The Energy of Heaven and Leadership Development


“Jesus has risen, is in charge, and the energy of Heaven has been set loose.”

In the last post we looked at the first church we know anything about in the Bible – the church in the city of Antioch.  We looked at the importance of the fact that this was the first place where people came together across ethnic, tribal, and cultural lines.  It was the first place where those who followed Jesus were called Christians.  It was the church that every other church in the New Testament patterned itself after.

When I line those all up next to each other, it causes me to make a couple of really important observations:

First, isn’t it interesting that reconciliation was the first and clearest sign that the energy of Heaven had been unleashed in the city of Antioch?

To ensure that the authenticity of the ministry of reconciliation at the church of Antioch was not missed, Luke gives a detailed description of the leadership team of this church.  We do not have an account like this for any other church in the Bible so it is important for a variety of reasons:

“Now in the church at Antioch there were prophets and teachers:Barnabas, Simeon called Niger, Lucius of Cyrene, Manaen (who had been brought up with Herod the tetrarch) and Saul.” (Acts 13.1)

First we have Barnabas, who was from Cyprus (Asia).  Next is Simeon called Niger. This is both the Greek and Latin word for black, meaning he was from somewhere in Africa.  Next is Lucius of Cyrene, a brown man from the North Coast of Africa.
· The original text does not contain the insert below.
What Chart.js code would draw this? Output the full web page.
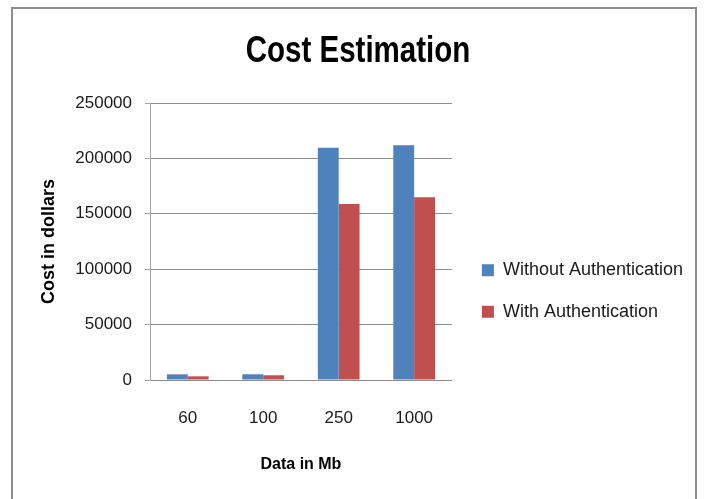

Fourth is Manaen, who interestingly came from the backroom power politics of Rome.  And last is Saul, a European trained Jew.  The first city church we know anything about had 5 pastors from 3 continents on the pastoral leadership team.

One of the tragic omissions of the Christian church today (particularly within the Evangelical swath, of which I am part) is the ministry of reconciliation.  I believe there should be a lot of grace and liberty how each group of Jesus followers plays this ministry out in their context, but to not have it central to your theology and expression is Biblically criminal (in my humble opinion of course).

This was where Paul was trained as a leader, and he took this ministry to every church he planted after Antioch.  He would communicate this message in a variety of ways, but reconciliation was always at the center.  Consider a few examples:

  • To the church in Ephesus he said: “The blood of Christ breaks down the dividing wall of hostility.  Jesus is creating one new humanity, making peace, reconciling all people to himself and to each other through the Cross.”
  • To the church in Colossi he said: “Jesus is the invisible image of God and is the ruler over everything on earth and in Heaven.  Jesus is working to reconcile all things to himself on earth and in heaven through his shed blood on the cross.”
  • To the church in Galatia he said: “Through Jesus we are all reconciled to God through faith, so therefore there is now no Jew or Gentile, slave or free, male nor female.  We are one with God now.”
  • To the church in Corinth he said: “The love of Christ compels us to pursue reconciliation.  God has reconciled us to himself through Jesus Christ, and we have now been called to carry that message of reconciliation to the world.  We are ambassadors of reconciliation.”

The second observation is linked to the first.  Reconciliation was not just the first sign of the energy of Heaven being set loose.  Reconciliation was also the environment that God chose to develop some of the finest leaders in the New Testament.

The Church in Antioch is where some of the best, thoughtful, and most powerful global leaders were formed.  Some of them stayed in Antioch and helped transform that city and strengthen the church there.  Some were called by God to leave Antioch and influence cities across the Roman empire (and eventually across the world).

I find this quite interesting, because on one hand there is no environment more draining and chaotic than an atmosphere that has a focus on reconciliation.  It can be exhausting, embarrassing, confusing, disorienting, and chaotic.

Yet it was this kind of a chaotic, difficult, stretching environment that God used to develop the premier leaders of the NT.  What does that tell us?  What does that remind us?

Have you ever heard one of those stories where a mom hears her child cry out in need and somehow summons the strength to move a car to rescue him?  How did she do that?  The situation brought something out of her that she did not know she had.

If you want to become a person of great influence in this generation, I would commend you to be diligent to the ministry of reconciliation.  Never tire of learning what it means to be reconciled to God, and grow in intimacy and vitality in your relationship with God.  Never tire of the ministry of reconciliation, which has been commissioned to us by the ultimate Reconciler – Jesus Christ.

Not only will you be doing the will of God, but you will be submitting to a leadership development process that is as precise and impactful as anything you will find.